Rotation Invariance in Neural Nets
A recent CVPR paper "Strike (with) a Pose:" very elegantly and forcefully demonstrate the importance of invariance in deep learning models. Column 1 is the classification accuracy of a recent CNN based ImageNet classifier (Inception). One can see it does a great job. However, it is very bad with images that looks closely related to our eyes but are rotated. This is primarily due to lack of rotation invariance and other invariance in modern CNN. As one know from signal processing, convolution give us translate invariance. Scale invariance (think how far the object is from the camera) is partially handled by down-sampling.
The shocking fact reported by this study is how bad a very modern CNN is handling scale issues -
Q: "We found a change in rotation as small as 8.02? can cause an object to be misclassified. Along the spatial dimensions, a translation resulting in the object moving as few as 2 pixels horizontally or 4.5 px vertically also caused the DNN to misclassify. Lastly, along the z-axis, a change in “size” (i.e., the area of the object’s bounding box) of only 5.4% can cause an object to be misclassified."
Part of the issue is in the data-augmentation pipeline used by these models during training. Typically random cropping, mirror is used. Perhaps some do some randomized intensity sampling. Basically none of them tries to do any scaling or rotation. One might ask 'why not?". The simple sad fact is because they do not help if you all you want is to win ImageNet competition!!

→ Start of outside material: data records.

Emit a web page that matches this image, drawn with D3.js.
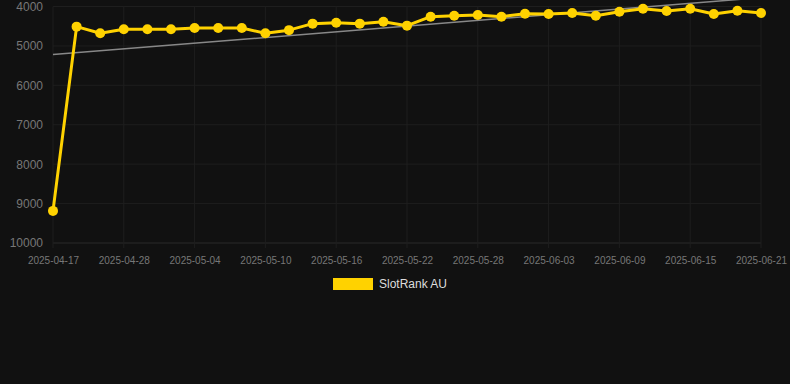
<!DOCTYPE html>
<html>
<head>
<meta charset="utf-8">
<script src="https://cdn.jsdelivr.net/npm/d3@7"></script>
<style>
  html, body { margin: 0; padding: 0; background: #111111; }
  svg { display: block; font-family: "Liberation Sans", Arial, Helvetica, sans-serif; }
</style>
</head>
<body>
<svg id="chart"></svg>
<script>
var width = 790;
var height = 384;

// data
var dates = ["2025-04-17", "2025-04-22", "2025-04-26", "2025-04-28", "2025-04-30", "2025-05-02",
  "2025-05-04", "2025-05-06", "2025-05-08", "2025-05-10", "2025-05-12", "2025-05-14",
  "2025-05-16", "2025-05-18", "2025-05-20", "2025-05-22", "2025-05-24", "2025-05-26",
  "2025-05-28", "2025-05-30", "2025-06-01", "2025-06-03", "2025-06-05", "2025-06-07",
  "2025-06-09", "2025-06-11", "2025-06-13", "2025-06-15", "2025-06-17", "2025-06-19",
  "2025-06-21"];
var ranks = [9185, 4511, 4680, 4577, 4577, 4577, 4544, 4544, 4544, 4680, 4600, 4435,
  4410, 4435, 4385, 4486, 4258, 4233, 4215, 4258, 4182, 4190, 4165, 4233,
  4131, 4055, 4114, 4055, 4190, 4106, 4165];
var trendEnds = [5220, 3775];
var yTicks = [4000, 5000, 6000, 7000, 8000, 9000, 10000];
var xTickLabels = ["2025-04-17", "2025-04-28", "2025-05-04", "2025-05-10", "2025-05-16",
  "2025-05-22", "2025-05-28", "2025-06-03", "2025-06-09", "2025-06-15", "2025-06-21"];
var seriesName = "SlotRank AU";

var gold = "#ffd200";

var svg = d3.select("#chart")
    .attr("width", width)
    .attr("height", height);

var plotLeft = 53, plotRight = 761, plotTop = 6.5, plotBottom = 243;

var x = d3.scalePoint()
    .domain(dates)
    .range([plotLeft, plotRight]);

var y = d3.scaleLinear()
    .domain([4000, 10000])
    .range([plotTop, plotBottom]);

// grid
var grid = svg.append("g").attr("class", "grid");
grid.selectAll("line.h")
    .data(yTicks)
  .enter().append("line")
    .attr("x1", plotLeft)
    .attr("x2", plotRight)
    .attr("y1", function(d) { return y(d); })
    .attr("y2", function(d) { return y(d); })
    .attr("stroke", function(d) { return d === 10000 ? "#2a2a2a" : "#1e1e1e"; })
    .attr("stroke-width", 1);

grid.selectAll("line.v")
    .data(xTickLabels)
  .enter().append("line")
    .attr("x1", function(d) { return x(d); })
    .attr("x2", function(d) { return x(d); })
    .attr("y1", plotTop)
    .attr("y2", plotBottom + 5)
    .attr("stroke", "#1e1e1e")
    .attr("stroke-width", 1);

// y axis labels
var yAxis = d3.axisLeft(y).tickValues(yTicks).tickSize(0).tickPadding(0).tickFormat(d3.format("d"));
svg.append("g")
    .attr("transform", "translate(" + (plotLeft - 10) + ",0)")
    .call(yAxis)
    .call(function(g) { g.select(".domain").remove(); })
    .selectAll("text")
      .attr("fill", "#777")
      .style("font-size", "12px");

// x axis labels
var xAxis = d3.axisBottom(x).tickValues(xTickLabels).tickSize(0).tickPadding(0);
svg.append("g")
    .attr("transform", "translate(0," + (plotBottom + 14) + ")")
    .call(xAxis)
    .call(function(g) { g.select(".domain").remove(); })
    .selectAll("text")
      .attr("fill", "#777")
      .style("font-size", "10px");

// trend line
svg.append("line")
    .attr("x1", x(dates[0]))
    .attr("y1", y(trendEnds[0]))
    .attr("x2", x(dates[dates.length - 1]))
    .attr("y2", y(trendEnds[1]))
    .attr("stroke", "#888")
    .attr("stroke-width", 1.5);

// series
var line = d3.line()
    .x(function(d, i) { return x(dates[i]); })
    .y(function(d) { return y(d); });

svg.append("path")
    .datum(ranks)
    .attr("fill", "none")
    .attr("stroke", gold)
    .attr("stroke-width", 3)
    .attr("stroke-linejoin", "round")
    .attr("d", line);

svg.append("g").selectAll("circle")
    .data(ranks)
  .enter().append("circle")
    .attr("cx", function(d, i) { return x(dates[i]); })
    .attr("cy", function(d) { return y(d); })
    .attr("r", 5)
    .attr("fill", gold);

// legend
var legend = svg.append("g");
legend.append("rect")
    .attr("x", 333)
    .attr("y", 278)
    .attr("width", 40)
    .attr("height", 12)
    .attr("fill", gold);
legend.append("text")
    .attr("x", 379)
    .attr("y", 284)
    .attr("dy", "0.35em")
    .attr("fill", "#ddd")
    .style("font-size", "12px")
    .text(seriesName);
</script>
</body>
</html>
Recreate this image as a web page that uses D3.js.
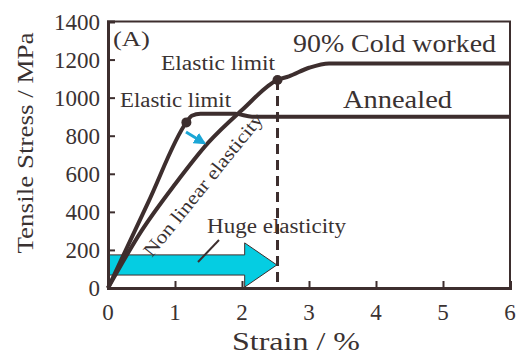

Some conscientious researchers are trying to tackle these problems. However, they are a distinct minority:
- "Learning rotation invariance in deep hierarchies using circular symmetric filters" Kohli et al ICASSP
- "TI-POOLING: transformation-invariant pooling for feature learning in Convolutional Neural Network" Laptev et al arXiv: 1604.06318 2016
- "Oriented Response Networks" Zhou et al. CVPR 2017.
We should support them because they are fighting a lonely war.
Inventor, Technology Counsel, Sigma Male, Discerning
5 年If we had truly, perfectly explainable AI, this would be much more obvious and we could move on to different network model types that don't have these serious issues.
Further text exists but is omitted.